**Objective**
Repeat the lines below exactly as they appear, but leave out the images.

** Start Provided records **

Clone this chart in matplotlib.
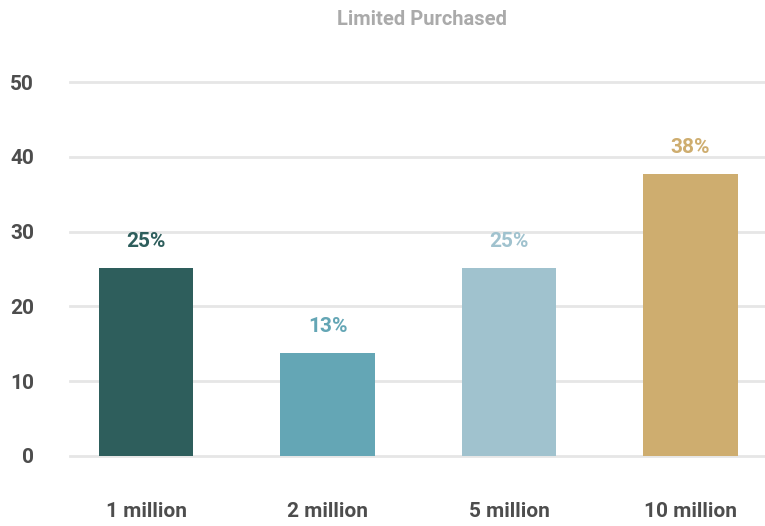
import matplotlib.pyplot as plt

categories = ['1 million', '2 million', '5 million', '10 million']
values = [25.1, 13.8, 25.1, 37.7]
value_labels = ['25%', '13%', '25%', '38%']
colors = ['#2e5e5c', '#64a6b5', '#a0c2ce', '#cead6f']
y_ticks = [0, 10, 20, 30, 40, 50]

plt.rcParams['font.family'] = ['Roboto', 'DejaVu Sans']


def plot_data(filepath):
    fig = plt.figure(figsize=(7.65, 5.26), dpi=100)
    ax = fig.add_axes([0.0915, 0.1331, 0.9085, 0.711])

    x = list(range(len(categories)))
    bars = ax.bar(x, values, width=0.52, color=colors, zorder=3)

    for bar, label, color in zip(bars, value_labels, colors):
        ax.annotate(label, (bar.get_x() + bar.get_width() / 2, bar.get_height()),
                    xytext=(0, 19), textcoords='offset points',
                    ha='center', va='center', fontsize=15, fontweight='bold', color=color)

    ax.set_xlim(-0.42, 3.41)
    ax.set_ylim(0, 50)
    ax.set_yticks(y_ticks)
    ax.set_yticklabels([str(t) for t in y_ticks])
    ax.set_xticks(x)
    ax.set_xticklabels(categories)

    ax.grid(axis='y', color='#e6e6e6', linewidth=2, zorder=0, clip_on=False)
    for spine in ax.spines.values():
        spine.set_visible(False)
    ax.tick_params(axis='both', length=0, labelsize=15, colors='#4d4d4d')
    ax.tick_params(axis='y', pad=26)
    ax.tick_params(axis='x', pad=33)
    for lbl in ax.get_xticklabels() + ax.get_yticklabels():
        lbl.set_fontweight('bold')

    fig.text(0.551, 0.962, 'Limited Purchased', ha='center', va='center',
             fontsize=14.5, fontweight='bold', color='#aaaaaa')

    fig.savefig(filepath, dpi=100)


def main():
    plot_data('out.png')


if __name__ == "__main__":
    main()
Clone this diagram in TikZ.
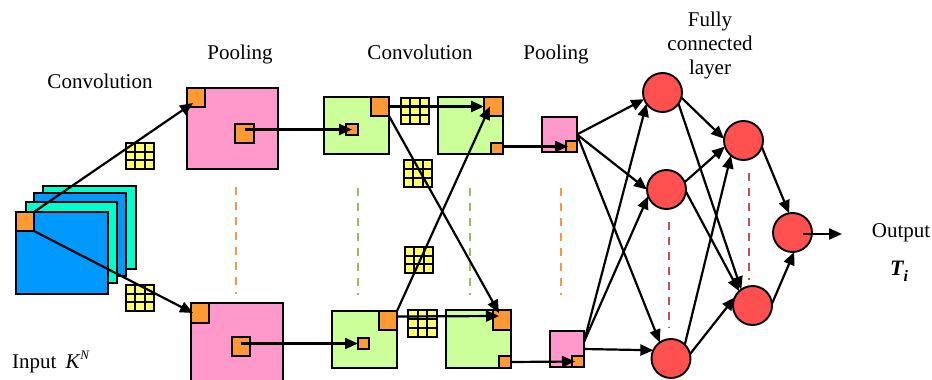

** End Provided records **

**Output**
Clone this chart in matplotlib.
import matplotlib.pyplot as plt

categories = ['1 million', '2 million', '5 million', '10 million']
values = [25.1, 13.8, 25.1, 37.7]
value_labels = ['25%', '13%', '25%', '38%']
colors = ['#2e5e5c', '#64a6b5', '#a0c2ce', '#cead6f']
y_ticks = [0, 10, 20, 30, 40, 50]

plt.rcParams['font.family'] = ['Roboto', 'DejaVu Sans']


def plot_data(filepath):
    fig = plt.figure(figsize=(7.65, 5.26), dpi=100)
    ax = fig.add_axes([0.0915, 0.1331, 0.9085, 0.711])

    x = list(range(len(categories)))
    bars = ax.bar(x, values, width=0.52, color=colors, zorder=3)

    for bar, label, color in zip(bars, value_labels, colors):
        ax.annotate(label, (bar.get_x() + bar.get_width() / 2, bar.get_height()),
                    xytext=(0, 19), textcoords='offset points',
                    ha='center', va='center', fontsize=15, fontweight='bold', color=color)

    ax.set_xlim(-0.42, 3.41)
    ax.set_ylim(0, 50)
    ax.set_yticks(y_ticks)
    ax.set_yticklabels([str(t) for t in y_ticks])
    ax.set_xticks(x)
    ax.set_xticklabels(categories)

    ax.grid(axis='y', color='#e6e6e6', linewidth=2, zorder=0, clip_on=False)
    for spine in ax.spines.values():
        spine.set_visible(False)
    ax.tick_params(axis='both', length=0, labelsize=15, colors='#4d4d4d')
    ax.tick_params(axis='y', pad=26)
    ax.tick_params(axis='x', pad=33)
    for lbl in ax.get_xticklabels() + ax.get_yticklabels():
        lbl.set_fontweight('bold')

    fig.text(0.551, 0.962, 'Limited Purchased', ha='center', va='center',
             fontsize=14.5, fontweight='bold', color='#aaaaaa')

    fig.savefig(filepath, dpi=100)


def main():
    plot_data('out.png')


if __name__ == "__main__":
    main()
Clone this diagram in TikZ.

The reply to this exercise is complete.